Construction of magnetic and photothermal wood membrane with asymmetric wettabilities and wind drift resistance for solar-driven seawater desalination and purification

Abstract

To generate clean freshwater controllably and efficiently, Fe3O4/CNT nanomaterials and hydrophobic PVDF were introduced to delignified wood with man-made-cutting structure (D-Wood) in simple brushing method for constructing the magnetic and photothermal wood evaporator with asymmetric wettabilities and wind drift resistance. Such method could endow wood with various shapes design, outstanding magnetically sensitivity, remarkable photothermal conversion efficiency (129.08 %), high evaporation rate (1.92 kg·m−2·h−1), good dye degradability (97.23 %), and excellent wind resistance (6.6 m/s). The superhydrophilic and underwater superoleophobic bottom of Fe3O4/CNT/PVDF@D-Wood evaporator accelerated the bulk seawater transport during its evaporation procedure, but prevented the oil pollutants blocking the microchannels of evaporator during the long periods of flotation at sea. Meantime, its hydrophobic top could effectively reduce the downward diffusion of heat, and improve the salt tolerance.
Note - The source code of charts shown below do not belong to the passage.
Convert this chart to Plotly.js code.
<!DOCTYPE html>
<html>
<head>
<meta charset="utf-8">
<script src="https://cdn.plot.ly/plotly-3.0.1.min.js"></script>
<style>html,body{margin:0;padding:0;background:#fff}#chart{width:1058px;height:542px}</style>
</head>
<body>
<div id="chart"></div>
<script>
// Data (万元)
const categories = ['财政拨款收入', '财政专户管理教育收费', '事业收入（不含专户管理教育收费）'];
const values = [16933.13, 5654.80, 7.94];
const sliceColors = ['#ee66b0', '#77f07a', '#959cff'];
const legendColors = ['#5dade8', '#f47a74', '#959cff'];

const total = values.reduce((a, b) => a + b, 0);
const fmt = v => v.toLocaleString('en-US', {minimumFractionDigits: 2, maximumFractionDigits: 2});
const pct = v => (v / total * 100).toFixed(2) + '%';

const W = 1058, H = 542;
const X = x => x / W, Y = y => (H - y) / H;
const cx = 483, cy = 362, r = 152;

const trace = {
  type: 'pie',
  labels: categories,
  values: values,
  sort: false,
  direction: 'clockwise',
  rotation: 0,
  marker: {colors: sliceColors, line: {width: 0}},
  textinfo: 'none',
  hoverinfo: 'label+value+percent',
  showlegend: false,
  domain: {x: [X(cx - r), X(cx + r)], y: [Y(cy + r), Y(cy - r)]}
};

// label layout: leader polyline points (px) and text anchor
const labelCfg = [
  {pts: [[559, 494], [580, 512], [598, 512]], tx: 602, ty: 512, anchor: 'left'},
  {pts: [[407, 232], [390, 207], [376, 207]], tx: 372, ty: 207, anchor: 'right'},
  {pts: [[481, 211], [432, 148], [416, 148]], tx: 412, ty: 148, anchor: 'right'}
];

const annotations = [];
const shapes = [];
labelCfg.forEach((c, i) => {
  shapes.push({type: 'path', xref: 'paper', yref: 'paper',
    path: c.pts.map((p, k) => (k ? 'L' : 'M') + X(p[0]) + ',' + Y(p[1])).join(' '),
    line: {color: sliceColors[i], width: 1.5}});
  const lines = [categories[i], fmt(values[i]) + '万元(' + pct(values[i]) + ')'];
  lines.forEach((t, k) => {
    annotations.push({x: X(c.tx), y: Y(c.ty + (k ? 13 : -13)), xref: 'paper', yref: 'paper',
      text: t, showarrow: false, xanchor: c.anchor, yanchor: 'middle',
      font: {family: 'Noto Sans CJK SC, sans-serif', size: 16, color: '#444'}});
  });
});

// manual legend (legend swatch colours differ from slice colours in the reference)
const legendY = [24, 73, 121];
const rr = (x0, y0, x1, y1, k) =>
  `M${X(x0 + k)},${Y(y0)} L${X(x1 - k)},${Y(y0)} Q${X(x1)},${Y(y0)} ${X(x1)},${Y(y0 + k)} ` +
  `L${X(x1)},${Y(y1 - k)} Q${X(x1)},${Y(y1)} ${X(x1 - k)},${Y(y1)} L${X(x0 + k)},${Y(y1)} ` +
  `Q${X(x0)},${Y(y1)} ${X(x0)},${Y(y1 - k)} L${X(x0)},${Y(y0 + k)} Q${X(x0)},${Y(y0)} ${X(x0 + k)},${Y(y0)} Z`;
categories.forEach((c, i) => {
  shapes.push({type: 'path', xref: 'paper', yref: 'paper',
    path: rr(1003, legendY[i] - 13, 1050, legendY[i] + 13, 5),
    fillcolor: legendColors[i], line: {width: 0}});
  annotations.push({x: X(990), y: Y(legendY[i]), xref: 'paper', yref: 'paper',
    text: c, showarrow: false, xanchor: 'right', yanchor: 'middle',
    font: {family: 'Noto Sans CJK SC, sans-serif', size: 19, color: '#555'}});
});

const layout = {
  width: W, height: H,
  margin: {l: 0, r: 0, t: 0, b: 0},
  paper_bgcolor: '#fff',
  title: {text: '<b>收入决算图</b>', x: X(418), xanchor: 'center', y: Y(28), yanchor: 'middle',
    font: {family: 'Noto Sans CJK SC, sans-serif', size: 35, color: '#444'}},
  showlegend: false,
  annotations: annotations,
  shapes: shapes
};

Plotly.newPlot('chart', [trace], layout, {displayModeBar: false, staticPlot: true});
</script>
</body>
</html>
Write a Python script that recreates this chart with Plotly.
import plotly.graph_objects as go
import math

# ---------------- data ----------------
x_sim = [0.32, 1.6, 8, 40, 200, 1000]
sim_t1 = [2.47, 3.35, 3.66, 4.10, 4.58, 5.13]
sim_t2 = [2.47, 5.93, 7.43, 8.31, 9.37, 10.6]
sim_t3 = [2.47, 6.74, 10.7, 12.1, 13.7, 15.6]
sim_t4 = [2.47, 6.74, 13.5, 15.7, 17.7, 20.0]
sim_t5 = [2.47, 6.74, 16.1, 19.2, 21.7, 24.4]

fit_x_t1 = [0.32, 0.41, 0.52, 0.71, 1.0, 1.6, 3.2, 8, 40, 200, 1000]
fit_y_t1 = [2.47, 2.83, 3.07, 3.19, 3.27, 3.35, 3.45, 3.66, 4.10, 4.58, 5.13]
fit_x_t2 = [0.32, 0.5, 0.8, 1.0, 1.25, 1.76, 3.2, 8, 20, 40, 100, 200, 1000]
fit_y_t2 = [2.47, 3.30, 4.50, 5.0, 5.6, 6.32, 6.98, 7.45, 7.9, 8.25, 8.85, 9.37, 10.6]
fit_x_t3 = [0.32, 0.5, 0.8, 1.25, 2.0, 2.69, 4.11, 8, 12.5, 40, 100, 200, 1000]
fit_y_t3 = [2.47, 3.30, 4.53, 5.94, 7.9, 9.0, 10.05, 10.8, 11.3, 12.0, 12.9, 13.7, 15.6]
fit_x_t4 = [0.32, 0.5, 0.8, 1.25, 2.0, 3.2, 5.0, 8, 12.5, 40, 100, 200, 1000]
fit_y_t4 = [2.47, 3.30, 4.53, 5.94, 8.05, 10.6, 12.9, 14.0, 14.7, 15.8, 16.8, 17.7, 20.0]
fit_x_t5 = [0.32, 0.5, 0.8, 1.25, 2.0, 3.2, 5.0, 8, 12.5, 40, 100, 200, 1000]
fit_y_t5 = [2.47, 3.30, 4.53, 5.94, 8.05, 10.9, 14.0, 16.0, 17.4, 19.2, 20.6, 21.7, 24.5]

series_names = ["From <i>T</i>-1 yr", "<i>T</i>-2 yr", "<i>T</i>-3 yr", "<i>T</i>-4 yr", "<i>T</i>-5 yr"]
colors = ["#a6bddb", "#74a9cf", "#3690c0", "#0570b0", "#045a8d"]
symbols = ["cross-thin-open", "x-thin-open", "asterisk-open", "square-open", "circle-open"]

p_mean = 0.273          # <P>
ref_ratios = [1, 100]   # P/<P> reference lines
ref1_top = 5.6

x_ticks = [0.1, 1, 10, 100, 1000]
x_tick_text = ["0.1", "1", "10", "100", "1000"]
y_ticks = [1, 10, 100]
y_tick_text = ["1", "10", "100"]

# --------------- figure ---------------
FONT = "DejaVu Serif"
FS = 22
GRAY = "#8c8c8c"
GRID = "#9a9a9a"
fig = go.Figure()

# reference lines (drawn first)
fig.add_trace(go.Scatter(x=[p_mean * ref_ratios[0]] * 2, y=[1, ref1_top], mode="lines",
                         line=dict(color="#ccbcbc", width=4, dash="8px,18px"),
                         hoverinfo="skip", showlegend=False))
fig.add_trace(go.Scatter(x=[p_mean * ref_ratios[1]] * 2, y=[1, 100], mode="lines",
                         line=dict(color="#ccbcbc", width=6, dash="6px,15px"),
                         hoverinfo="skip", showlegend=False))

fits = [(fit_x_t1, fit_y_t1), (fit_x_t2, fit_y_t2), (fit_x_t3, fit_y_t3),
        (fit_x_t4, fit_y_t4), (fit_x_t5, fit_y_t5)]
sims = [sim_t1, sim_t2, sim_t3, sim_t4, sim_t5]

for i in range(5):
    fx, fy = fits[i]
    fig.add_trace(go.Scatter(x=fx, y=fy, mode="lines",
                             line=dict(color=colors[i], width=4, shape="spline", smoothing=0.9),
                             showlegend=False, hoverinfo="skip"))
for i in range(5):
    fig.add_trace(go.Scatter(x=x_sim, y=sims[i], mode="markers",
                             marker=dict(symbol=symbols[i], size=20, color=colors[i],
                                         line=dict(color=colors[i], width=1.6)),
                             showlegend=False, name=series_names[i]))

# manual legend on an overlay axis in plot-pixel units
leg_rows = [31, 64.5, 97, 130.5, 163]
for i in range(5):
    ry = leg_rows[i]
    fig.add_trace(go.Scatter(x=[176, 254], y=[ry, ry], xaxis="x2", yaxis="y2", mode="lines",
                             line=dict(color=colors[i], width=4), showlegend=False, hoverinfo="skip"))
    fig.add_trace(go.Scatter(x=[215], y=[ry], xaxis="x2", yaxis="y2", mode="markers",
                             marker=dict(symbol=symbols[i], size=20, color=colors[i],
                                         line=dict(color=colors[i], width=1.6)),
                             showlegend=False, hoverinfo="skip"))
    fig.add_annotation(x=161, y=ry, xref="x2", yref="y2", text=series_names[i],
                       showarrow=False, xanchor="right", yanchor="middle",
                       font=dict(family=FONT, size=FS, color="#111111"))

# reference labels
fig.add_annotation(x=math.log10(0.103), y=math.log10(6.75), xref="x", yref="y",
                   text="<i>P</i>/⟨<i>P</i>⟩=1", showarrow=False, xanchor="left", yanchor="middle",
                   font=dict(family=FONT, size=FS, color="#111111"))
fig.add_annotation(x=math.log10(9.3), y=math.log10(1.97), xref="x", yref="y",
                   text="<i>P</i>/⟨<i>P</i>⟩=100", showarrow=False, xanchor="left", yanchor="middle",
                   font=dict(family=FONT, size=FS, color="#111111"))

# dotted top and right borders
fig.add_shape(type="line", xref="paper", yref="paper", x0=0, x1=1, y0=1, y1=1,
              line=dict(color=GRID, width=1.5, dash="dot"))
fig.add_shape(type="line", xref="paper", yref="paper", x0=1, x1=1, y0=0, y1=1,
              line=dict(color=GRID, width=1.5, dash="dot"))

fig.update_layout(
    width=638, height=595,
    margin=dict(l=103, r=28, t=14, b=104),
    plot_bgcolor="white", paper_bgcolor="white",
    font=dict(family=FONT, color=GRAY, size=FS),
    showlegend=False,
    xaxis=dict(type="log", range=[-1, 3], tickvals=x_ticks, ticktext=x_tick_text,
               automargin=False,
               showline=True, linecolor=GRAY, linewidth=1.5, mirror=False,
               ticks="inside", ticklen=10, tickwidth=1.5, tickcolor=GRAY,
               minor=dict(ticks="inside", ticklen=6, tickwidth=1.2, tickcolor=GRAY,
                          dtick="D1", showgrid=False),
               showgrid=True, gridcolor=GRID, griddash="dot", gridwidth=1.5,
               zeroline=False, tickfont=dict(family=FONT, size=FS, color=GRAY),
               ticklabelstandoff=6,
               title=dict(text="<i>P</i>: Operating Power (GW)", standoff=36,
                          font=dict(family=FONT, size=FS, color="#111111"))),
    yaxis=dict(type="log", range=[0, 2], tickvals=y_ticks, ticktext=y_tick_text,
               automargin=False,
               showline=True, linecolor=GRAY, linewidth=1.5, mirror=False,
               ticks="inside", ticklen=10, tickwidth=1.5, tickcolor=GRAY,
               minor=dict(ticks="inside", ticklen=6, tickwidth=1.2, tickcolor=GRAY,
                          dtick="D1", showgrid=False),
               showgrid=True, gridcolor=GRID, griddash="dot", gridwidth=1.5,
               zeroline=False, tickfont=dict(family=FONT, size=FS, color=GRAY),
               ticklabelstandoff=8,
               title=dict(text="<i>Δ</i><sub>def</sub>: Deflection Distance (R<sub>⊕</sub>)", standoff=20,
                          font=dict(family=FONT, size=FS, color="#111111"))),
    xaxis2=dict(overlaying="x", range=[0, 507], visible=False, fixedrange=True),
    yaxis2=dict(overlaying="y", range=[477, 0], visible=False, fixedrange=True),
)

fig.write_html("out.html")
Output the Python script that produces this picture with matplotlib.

After 10 cycles of acid-base, ultrasound treatments and evaporating experiments, Fe3O4/CNT/PVDF@D-Wood evaporator still exhibited excellent evaporation rate and conversion efficiency, displaying remarkable repeatability and long-term durability. In weak magnetic field (3 V), its furthest response displacement and time were 5 cm and 41 s, respectively. After prolonged evaporation procedure, the magnetic responsivity of Fe3O4/CNT/PVDF@D-Wood evaporator could be in almost constant level, which offers a promising biomass product for seawater desalination and polluted-water purification.